Collected data:
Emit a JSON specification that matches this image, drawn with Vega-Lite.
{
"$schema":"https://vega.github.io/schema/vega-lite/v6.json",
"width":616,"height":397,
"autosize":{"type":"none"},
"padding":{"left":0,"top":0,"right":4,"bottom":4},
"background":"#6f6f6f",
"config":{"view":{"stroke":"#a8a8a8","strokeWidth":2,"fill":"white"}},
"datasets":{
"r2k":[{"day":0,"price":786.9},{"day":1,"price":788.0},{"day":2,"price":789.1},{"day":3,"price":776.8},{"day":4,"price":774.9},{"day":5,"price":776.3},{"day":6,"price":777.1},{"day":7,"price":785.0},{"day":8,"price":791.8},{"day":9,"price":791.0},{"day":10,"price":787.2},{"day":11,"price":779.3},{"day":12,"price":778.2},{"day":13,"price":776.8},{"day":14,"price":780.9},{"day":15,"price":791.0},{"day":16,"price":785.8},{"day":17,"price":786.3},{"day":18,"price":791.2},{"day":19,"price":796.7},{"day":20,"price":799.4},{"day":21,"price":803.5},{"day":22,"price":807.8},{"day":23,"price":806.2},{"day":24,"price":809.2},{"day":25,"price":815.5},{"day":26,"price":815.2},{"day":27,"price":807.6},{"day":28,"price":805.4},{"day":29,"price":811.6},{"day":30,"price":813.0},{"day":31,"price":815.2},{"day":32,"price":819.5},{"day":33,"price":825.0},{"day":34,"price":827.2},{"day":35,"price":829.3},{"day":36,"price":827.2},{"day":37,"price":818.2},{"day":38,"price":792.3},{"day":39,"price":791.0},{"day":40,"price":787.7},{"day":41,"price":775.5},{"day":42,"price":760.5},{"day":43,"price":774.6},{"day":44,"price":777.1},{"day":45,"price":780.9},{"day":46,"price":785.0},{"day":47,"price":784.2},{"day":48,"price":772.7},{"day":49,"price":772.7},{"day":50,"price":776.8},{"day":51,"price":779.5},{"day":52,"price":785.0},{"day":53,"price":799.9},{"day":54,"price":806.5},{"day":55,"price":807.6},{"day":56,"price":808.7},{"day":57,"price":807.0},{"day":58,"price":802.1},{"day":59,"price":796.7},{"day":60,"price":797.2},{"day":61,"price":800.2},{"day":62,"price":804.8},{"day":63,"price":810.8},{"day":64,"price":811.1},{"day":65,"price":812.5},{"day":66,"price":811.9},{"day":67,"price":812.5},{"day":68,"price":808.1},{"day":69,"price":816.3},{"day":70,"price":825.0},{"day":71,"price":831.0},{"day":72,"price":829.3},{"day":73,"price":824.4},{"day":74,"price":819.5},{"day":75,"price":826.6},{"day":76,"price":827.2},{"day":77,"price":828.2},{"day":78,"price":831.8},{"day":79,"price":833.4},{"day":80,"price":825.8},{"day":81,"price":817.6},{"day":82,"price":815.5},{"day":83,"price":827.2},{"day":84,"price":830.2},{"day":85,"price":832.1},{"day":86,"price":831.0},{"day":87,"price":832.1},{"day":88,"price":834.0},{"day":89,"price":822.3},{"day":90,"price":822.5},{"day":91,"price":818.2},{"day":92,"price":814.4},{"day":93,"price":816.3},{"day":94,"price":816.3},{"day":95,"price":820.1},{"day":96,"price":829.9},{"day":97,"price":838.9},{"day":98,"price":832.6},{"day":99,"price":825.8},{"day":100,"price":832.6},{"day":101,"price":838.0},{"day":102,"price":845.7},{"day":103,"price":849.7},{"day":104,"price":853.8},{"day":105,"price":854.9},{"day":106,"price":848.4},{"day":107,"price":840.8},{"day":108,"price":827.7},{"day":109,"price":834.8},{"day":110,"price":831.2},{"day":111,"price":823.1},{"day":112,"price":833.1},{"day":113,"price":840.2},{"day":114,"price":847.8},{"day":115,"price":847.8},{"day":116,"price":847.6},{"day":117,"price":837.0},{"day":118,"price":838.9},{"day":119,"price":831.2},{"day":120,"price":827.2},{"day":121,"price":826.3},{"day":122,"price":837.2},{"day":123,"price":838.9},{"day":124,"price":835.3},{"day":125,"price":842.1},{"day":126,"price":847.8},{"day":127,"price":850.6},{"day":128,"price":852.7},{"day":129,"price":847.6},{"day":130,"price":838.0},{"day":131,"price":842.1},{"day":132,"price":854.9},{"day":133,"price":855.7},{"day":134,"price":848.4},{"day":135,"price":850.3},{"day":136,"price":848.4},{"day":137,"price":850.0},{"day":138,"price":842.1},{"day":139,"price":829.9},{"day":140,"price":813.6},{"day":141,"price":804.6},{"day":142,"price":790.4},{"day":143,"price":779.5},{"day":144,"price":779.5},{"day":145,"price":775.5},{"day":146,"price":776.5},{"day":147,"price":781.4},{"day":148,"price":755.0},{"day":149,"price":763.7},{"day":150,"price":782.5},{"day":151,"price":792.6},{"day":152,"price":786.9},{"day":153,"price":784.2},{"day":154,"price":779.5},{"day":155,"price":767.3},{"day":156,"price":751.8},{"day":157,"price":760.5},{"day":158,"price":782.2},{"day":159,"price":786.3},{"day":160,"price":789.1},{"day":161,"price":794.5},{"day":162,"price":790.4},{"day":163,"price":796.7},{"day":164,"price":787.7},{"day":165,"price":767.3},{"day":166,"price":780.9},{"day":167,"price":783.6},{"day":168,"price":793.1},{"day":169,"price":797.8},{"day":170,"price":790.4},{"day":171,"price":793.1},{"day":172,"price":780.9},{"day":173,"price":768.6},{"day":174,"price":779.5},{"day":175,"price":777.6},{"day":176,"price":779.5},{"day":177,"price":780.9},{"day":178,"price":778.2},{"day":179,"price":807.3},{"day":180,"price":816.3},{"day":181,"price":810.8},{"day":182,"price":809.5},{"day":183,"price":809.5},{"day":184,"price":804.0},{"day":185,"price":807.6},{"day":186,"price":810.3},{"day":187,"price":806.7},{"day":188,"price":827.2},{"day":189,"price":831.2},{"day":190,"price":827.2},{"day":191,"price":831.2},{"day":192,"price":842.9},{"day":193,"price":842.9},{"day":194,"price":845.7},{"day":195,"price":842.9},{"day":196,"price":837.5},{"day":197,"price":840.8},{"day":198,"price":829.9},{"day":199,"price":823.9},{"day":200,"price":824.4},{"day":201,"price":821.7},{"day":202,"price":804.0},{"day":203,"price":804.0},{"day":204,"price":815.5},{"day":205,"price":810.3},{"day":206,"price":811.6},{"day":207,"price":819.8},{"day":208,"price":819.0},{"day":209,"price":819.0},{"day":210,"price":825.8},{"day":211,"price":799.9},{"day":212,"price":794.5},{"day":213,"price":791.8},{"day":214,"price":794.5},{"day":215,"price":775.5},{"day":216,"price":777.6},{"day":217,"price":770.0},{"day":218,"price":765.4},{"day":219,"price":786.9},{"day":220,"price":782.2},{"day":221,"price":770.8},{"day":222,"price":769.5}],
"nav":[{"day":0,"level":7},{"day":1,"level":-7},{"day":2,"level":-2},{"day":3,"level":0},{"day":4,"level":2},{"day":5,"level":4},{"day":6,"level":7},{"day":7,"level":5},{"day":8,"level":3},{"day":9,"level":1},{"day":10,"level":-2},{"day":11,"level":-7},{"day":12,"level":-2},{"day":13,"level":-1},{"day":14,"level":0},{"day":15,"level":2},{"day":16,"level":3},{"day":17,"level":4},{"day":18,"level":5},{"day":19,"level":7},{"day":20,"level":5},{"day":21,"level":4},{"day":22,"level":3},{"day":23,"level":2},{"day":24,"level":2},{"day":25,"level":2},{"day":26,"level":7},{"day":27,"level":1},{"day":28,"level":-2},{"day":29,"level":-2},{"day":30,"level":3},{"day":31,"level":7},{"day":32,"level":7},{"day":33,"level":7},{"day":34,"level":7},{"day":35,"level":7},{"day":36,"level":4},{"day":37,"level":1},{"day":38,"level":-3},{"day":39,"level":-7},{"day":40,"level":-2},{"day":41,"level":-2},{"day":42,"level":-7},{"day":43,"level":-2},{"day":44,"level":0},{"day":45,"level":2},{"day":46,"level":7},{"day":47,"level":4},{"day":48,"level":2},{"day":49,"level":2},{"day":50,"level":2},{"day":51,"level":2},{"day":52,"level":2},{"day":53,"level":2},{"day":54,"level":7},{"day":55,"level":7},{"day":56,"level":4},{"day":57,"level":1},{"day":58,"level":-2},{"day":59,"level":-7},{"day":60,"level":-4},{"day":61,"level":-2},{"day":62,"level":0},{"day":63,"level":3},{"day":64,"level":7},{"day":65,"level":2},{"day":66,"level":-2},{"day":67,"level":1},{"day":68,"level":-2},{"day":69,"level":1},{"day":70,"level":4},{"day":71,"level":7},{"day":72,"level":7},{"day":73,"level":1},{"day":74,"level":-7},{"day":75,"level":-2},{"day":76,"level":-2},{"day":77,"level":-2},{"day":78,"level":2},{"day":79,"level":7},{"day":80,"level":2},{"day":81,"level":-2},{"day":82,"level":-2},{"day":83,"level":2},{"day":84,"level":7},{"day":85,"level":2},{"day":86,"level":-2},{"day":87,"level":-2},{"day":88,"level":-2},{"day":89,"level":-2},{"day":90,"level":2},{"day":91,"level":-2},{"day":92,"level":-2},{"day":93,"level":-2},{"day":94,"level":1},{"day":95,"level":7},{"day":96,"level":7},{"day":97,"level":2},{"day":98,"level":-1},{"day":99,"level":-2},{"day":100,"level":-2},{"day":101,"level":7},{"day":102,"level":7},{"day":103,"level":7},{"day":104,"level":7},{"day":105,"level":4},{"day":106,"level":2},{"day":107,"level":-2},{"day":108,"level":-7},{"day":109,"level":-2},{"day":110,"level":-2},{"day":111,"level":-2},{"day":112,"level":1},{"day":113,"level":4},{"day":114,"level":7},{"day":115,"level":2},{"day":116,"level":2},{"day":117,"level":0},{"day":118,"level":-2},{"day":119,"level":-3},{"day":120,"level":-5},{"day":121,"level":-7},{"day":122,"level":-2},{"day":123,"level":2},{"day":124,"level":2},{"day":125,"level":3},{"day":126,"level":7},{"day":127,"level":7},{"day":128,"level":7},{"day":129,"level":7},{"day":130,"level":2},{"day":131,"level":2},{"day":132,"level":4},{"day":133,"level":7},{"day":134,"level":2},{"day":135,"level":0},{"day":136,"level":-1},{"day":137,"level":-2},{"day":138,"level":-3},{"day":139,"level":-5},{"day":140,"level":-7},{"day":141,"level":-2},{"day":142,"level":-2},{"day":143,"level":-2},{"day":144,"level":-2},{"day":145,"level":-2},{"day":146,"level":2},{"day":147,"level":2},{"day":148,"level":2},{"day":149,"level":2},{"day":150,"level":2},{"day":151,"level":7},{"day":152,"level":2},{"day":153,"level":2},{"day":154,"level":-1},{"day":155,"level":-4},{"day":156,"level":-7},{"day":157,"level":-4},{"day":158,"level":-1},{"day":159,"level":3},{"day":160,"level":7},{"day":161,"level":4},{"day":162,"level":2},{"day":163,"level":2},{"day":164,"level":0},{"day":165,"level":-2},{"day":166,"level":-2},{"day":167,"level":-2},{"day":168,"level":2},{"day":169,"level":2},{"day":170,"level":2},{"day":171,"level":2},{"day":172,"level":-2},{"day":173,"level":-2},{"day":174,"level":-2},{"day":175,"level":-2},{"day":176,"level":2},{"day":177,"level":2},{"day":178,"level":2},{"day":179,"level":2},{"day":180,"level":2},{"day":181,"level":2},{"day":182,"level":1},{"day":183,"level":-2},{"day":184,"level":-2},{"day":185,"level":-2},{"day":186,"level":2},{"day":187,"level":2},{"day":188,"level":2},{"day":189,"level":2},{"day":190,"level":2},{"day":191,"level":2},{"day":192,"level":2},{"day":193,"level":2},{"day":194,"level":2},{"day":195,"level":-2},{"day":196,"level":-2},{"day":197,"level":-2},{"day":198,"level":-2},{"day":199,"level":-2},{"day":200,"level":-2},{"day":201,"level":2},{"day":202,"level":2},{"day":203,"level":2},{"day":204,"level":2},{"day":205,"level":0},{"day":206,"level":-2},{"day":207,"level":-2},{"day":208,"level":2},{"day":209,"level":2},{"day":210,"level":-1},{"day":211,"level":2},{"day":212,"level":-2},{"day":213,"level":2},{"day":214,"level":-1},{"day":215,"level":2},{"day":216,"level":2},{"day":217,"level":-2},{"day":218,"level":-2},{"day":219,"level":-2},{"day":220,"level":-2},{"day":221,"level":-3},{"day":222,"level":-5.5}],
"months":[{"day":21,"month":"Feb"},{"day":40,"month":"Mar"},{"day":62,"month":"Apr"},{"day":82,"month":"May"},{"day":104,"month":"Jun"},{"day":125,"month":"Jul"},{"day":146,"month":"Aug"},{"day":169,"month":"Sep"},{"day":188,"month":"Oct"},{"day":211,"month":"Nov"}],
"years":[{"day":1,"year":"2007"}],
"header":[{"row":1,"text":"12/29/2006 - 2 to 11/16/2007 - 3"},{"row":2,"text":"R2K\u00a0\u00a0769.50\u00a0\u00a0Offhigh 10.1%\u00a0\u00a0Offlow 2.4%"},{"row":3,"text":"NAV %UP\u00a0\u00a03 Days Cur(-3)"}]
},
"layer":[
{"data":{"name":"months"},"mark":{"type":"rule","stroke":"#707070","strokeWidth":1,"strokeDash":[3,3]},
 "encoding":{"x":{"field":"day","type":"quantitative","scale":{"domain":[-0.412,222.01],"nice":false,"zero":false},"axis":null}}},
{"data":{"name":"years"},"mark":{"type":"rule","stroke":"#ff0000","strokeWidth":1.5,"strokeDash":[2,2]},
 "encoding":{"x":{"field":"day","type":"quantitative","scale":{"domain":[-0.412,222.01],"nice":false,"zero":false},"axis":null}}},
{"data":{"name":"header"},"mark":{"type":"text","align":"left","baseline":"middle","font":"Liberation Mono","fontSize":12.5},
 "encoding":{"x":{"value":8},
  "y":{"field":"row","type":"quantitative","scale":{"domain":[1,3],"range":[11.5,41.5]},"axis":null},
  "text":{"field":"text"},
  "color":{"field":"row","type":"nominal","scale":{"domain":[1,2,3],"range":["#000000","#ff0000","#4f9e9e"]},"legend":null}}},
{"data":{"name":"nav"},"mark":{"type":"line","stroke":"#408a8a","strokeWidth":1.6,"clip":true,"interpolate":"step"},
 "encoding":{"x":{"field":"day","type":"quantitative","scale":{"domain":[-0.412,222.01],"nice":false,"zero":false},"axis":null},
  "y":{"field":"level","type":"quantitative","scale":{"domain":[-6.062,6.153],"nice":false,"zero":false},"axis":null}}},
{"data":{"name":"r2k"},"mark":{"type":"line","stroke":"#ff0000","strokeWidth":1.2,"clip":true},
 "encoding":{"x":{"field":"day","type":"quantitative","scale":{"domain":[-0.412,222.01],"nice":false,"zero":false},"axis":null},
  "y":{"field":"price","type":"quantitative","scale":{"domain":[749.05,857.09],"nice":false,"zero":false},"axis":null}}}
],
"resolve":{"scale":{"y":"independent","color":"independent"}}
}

==

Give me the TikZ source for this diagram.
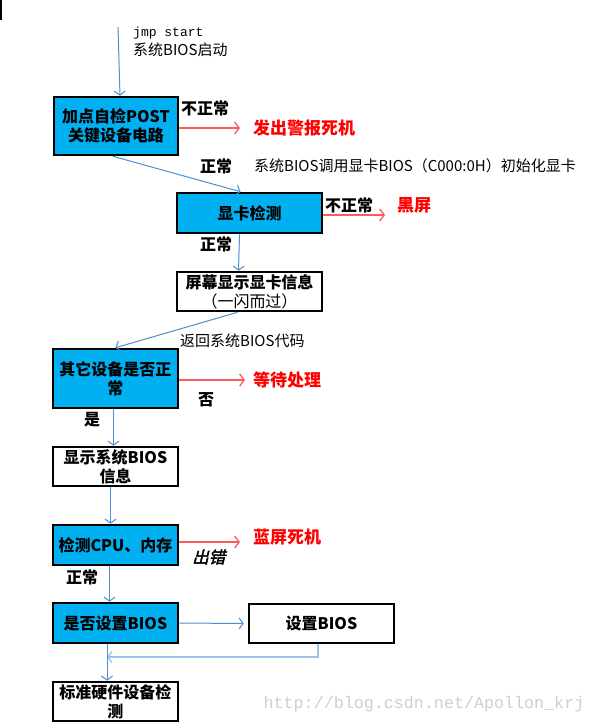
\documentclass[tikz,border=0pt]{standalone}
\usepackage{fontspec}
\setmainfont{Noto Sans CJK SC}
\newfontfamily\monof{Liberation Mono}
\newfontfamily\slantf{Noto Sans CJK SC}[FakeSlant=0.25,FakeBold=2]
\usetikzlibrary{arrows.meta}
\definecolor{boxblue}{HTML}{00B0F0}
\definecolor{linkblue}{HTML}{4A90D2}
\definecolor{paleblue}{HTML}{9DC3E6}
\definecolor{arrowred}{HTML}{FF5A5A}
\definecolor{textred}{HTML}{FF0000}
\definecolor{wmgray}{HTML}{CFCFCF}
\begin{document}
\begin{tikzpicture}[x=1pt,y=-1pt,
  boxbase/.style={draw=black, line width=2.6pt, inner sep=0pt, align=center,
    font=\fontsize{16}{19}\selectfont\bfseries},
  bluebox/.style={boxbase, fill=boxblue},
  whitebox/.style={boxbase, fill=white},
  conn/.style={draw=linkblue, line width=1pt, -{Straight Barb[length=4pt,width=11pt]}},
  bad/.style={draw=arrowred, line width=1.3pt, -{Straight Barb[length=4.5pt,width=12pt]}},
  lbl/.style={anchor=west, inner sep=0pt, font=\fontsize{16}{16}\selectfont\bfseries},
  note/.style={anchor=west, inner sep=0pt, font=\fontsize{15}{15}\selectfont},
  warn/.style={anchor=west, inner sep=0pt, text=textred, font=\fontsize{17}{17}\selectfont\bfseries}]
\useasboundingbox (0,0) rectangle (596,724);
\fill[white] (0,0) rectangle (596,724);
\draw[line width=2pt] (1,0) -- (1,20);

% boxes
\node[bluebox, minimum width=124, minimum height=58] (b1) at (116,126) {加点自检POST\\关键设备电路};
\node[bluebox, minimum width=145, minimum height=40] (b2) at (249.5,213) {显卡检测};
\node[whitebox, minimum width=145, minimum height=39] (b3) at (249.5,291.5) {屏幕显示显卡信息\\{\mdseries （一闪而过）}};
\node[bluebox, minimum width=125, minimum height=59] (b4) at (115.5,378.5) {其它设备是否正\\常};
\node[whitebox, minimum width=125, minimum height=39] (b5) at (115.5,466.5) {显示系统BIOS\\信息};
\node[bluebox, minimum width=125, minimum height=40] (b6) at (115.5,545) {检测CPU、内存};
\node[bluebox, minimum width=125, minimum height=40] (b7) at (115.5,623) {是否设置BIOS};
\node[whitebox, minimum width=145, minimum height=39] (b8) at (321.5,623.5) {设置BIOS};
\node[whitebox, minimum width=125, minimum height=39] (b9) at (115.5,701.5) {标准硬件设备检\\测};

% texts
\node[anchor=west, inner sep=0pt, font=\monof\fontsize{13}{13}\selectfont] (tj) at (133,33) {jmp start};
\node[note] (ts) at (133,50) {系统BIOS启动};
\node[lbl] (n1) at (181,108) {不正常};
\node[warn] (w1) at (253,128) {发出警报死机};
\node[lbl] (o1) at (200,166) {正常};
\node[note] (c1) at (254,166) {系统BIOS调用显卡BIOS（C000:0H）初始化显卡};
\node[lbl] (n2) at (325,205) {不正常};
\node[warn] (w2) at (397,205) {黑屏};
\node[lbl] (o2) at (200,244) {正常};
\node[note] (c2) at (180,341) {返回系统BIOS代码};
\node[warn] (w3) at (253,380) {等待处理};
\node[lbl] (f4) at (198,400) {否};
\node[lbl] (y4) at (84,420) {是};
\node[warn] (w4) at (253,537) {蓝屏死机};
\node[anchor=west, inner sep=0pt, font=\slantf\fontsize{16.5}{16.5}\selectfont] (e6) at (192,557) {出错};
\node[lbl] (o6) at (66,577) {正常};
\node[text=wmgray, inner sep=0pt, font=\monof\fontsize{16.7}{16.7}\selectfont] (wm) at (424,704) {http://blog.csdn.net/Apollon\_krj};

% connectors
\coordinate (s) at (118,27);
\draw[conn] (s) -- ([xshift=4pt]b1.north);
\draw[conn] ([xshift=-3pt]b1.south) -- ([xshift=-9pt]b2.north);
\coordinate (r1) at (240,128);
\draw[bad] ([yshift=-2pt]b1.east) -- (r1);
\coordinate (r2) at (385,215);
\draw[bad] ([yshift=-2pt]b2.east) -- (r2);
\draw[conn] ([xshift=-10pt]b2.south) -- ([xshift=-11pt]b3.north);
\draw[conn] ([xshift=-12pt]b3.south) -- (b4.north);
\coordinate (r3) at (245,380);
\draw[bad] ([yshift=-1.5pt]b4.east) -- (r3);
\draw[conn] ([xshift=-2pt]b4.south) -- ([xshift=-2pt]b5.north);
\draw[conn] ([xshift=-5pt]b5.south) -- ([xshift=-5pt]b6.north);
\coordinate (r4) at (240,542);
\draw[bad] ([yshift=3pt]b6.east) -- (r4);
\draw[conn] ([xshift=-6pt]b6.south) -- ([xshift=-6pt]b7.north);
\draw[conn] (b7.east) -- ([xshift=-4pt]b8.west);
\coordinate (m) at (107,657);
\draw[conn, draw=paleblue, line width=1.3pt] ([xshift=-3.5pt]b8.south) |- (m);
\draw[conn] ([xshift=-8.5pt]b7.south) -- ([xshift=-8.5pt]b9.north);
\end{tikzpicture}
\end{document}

▸ EXERCISE BRIEF
In the entries above, find each line with the string "this" and copy it.

▸ OUTPUT
Emit a JSON specification that matches this image, drawn with Vega-Lite.
Give me the TikZ source for this diagram.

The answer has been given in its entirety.